Over the years, Sunday nights at Bernie’s have become so popular that other events can’t compete. Phife Dawg (of a Tribe Called Quest) once scheduled a show at Club 504 on a Sunday, but few showed up.
“Some cat that was at the event and was talking to Phife Dawg’s manager told him the spot to be at was Bernie’s,” Pos 2 recalls. “Well, the pack all came down to Bernie’s ’cause no one was at his show. Bernie’s was packed, and he did a couple of tracks and an a cappella. He was very impressed.”

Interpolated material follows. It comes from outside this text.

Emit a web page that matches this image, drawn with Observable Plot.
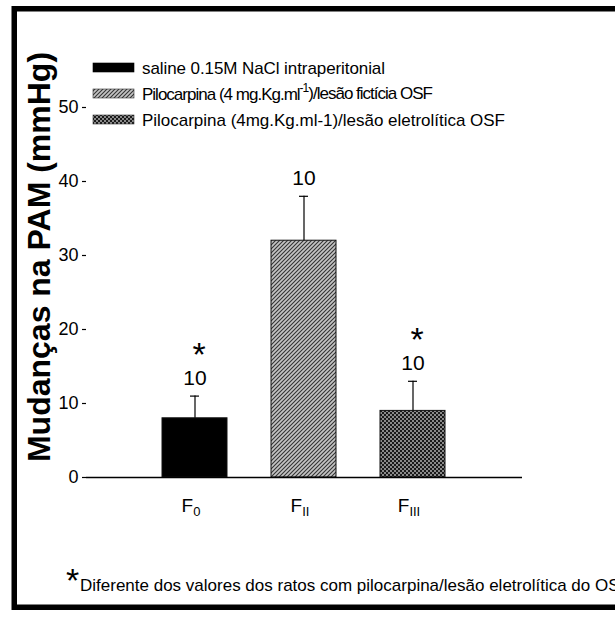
<!DOCTYPE html>
<html><head><meta charset="utf-8">
<script src="https://cdn.jsdelivr.net/npm/d3@7"></script>
<script src="https://cdn.jsdelivr.net/npm/@observablehq/plot@0.6"></script>
<style>
body{margin:0;background:#fff;}
#chart{position:relative;width:615px;height:619px;overflow:hidden;}
</style></head><body><div id="chart"></div>
<script>
// ---- data ----
const groups = ["F0", "FII", "FIII"];
const groupMain = ["F", "F", "F"];
const groupSub = ["0", "II", "III"];
const means = [8, 32, 9];
const errors = [3, 6, 4];
const nLabels = ["10", "10", "10"];
const sigMarks = ["*", "", "*"];
const yTicks = [0, 10, 20, 30, 40, 50];
const yLabel = "Mudanças na PAM (mmHg)";
const legendLabels = [
  [["saline 0.15M NaCl intraperitonial", false]],
  [["Pilocarpina (4 mg.Kg.ml", false], ["-1", true], [")/lesão fictícia OSF", false]],
  [["Pilocarpina (4mg.Kg.ml-1)/lesão eletrolítica OSF", false]]
];
const fills = ["black", "url(#hatch)", "url(#check)"];
const captionMark = "*";
const caption = "Diferente dos valores dos ratos com pilocarpina/lesão eletrolítica do OSF";

const data = groups.map((g, i) => ({group: g, mean: means[i], top: means[i] + errors[i], n: nLabels[i], mark: sigMarks[i]}));

const font = "'Liberation Sans', Arial, Helvetica, sans-serif";
const legendWidths = [243, 291, 363];

const svg = Plot.plot({
  width: 615, height: 619,
  marginLeft: 86, marginRight: 93, marginTop: 70, marginBottom: 142,
  style: {fontFamily: font, background: "white", color: "black", overflow: "hidden"},
  x: {domain: groups, paddingInner: 0.4, paddingOuter: 0.7, label: null},
  y: {domain: [0, 55], label: null},
  color: {domain: groups, range: fills},
  marks: [
    Plot.axisY({ticks: yTicks, tickSize: 4, tickPadding: 4, fontSize: 18, label: null, line: true, strokeWidth: 1.2}),
    Plot.axisX({tickSize: 0, tickPadding: 21, fontSize: 19, label: null, dx: -4}),
    Plot.barY(data, {x: "group", y: "mean", fill: "group", stroke: "#111", strokeWidth: 1}),
    Plot.ruleX(data, {x: "group", y1: "mean", y2: "top", stroke: "black", strokeWidth: 1.2}),
    Plot.tickY(data, {x: "group", y: "top", insetLeft: 28, insetRight: 28, stroke: "black", strokeWidth: 1.2}),
    Plot.text(data, {x: "group", y: "top", text: "n", dy: -18, fontSize: 21}),
    Plot.text(data.filter(d => d.mark), {x: "group", y: "top", text: "mark", dy: -41, fontSize: 34, dx: 4}),
    Plot.ruleY([0], {stroke: "black", strokeWidth: 1.5})
  ]
});

const s = d3.select(svg);
// patterns
const defs = s.insert("defs", ":first-child");
const h = defs.append("pattern").attr("id", "hatch").attr("patternUnits", "userSpaceOnUse").attr("width", 4).attr("height", 4);
h.append("rect").attr("width", 4).attr("height", 4).attr("fill", "#c4c4c4");
h.append("path").attr("d", "M-1,1 l2,-2 M0,4 l4,-4 M3,5 l2,-2").attr("stroke", "#333").attr("stroke-width", 1.1);
const c = defs.append("pattern").attr("id", "check").attr("patternUnits", "userSpaceOnUse").attr("width", 4).attr("height", 4);
c.append("rect").attr("width", 4).attr("height", 4).attr("fill", "#1a1a1a");
c.append("rect").attr("x", 0).attr("y", 0).attr("width", 2).attr("height", 2).attr("fill", "#8a8a8a");
c.append("rect").attr("x", 2).attr("y", 2).attr("width", 2).attr("height", 2).attr("fill", "#8a8a8a");

// subscripted x tick labels
s.selectAll('[aria-label="x-axis tick label"] text').each(function (d, i) {
  const t = d3.select(this);
  const idx = groups.indexOf(t.text()) >= 0 ? groups.indexOf(t.text()) : i;
  t.text(null);
  t.append("tspan").text(groupMain[idx]);
  t.append("tspan").attr("font-size", 13).attr("dy", "0.3em").text(groupSub[idx]);
});

// y label
s.append("text")
  .attr("transform", "translate(50,257) rotate(-90)")
  .attr("text-anchor", "middle")
  .attr("font-family", font).attr("font-weight", "bold").attr("font-size", 32)
  .text(yLabel);

// legend
const lg = s.append("g").attr("font-family", font).attr("font-size", 17).attr("text-anchor", "start");
legendLabels.forEach((parts, i) => {
  const cy = 67.5 + i * 26;
  lg.append("rect").attr("x", 93).attr("y", cy - 4.5).attr("width", 41).attr("height", 9)
    .attr("fill", fills[i]).attr("stroke", i === 0 ? "black" : "#333").attr("stroke-width", 0.6);
  const t = lg.append("text").attr("x", 142).attr("y", cy + 6)
    .attr("textLength", legendWidths[i]).attr("lengthAdjust", "spacing");
  parts.forEach(([txt, sup], k) => {
    const sp = t.append("tspan").text(txt);
    if (sup) sp.attr("font-size", 12).attr("dy", "-0.6em");
    else if (k > 0) sp.attr("dy", "0.42em");
  });
});

// caption
const cap = s.append("g").attr("font-family", font).attr("text-anchor", "start");
cap.append("text").attr("x", 66).attr("y", 592).attr("font-size", 34).text(captionMark);
cap.append("text").attr("x", 80).attr("y", 591).attr("font-size", 17)
  .attr("letter-spacing", 0).text(caption);

// frame border
s.append("rect").attr("x", 14.25).attr("y", 8.75).attr("width", 700).attr("height", 598.5)
  .attr("fill", "none").attr("stroke", "black").attr("stroke-width", 5.5);

document.getElementById("chart").appendChild(svg);
</script></body></html>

This anything-can-happen spirit has remained at the heart of the night. “Music is secondary at Bernie’s,” RJD2 says. “People getting cracked over the heads with pool sticks, Copywrite rapping from the perspective of an Eve poster–these things make Bernie’s so great. Hip-hop is a big moneymaker, but only a club with a punk rock background that is used to lawlessness would be patient enough in order to earn a buck.”
That may be overstating it a bit. “We give them freedom to do what they want to do,” Painter says. “But the police can come down whenever they want–and we want them to–and will check in on them. It’s not a free-for-all.”
Still, Przm feels at home. “It’s like a big-ass house party,” he says. “People like to go where they can wh’all out.”
The Fonoslut crew will throw an anniversary party, on April 11 at Bernie’s, where Spitball will perform with J.U.I.C.E, a Chicago emcee who’s famous for defeating Eminem at Scribble Jam ’97.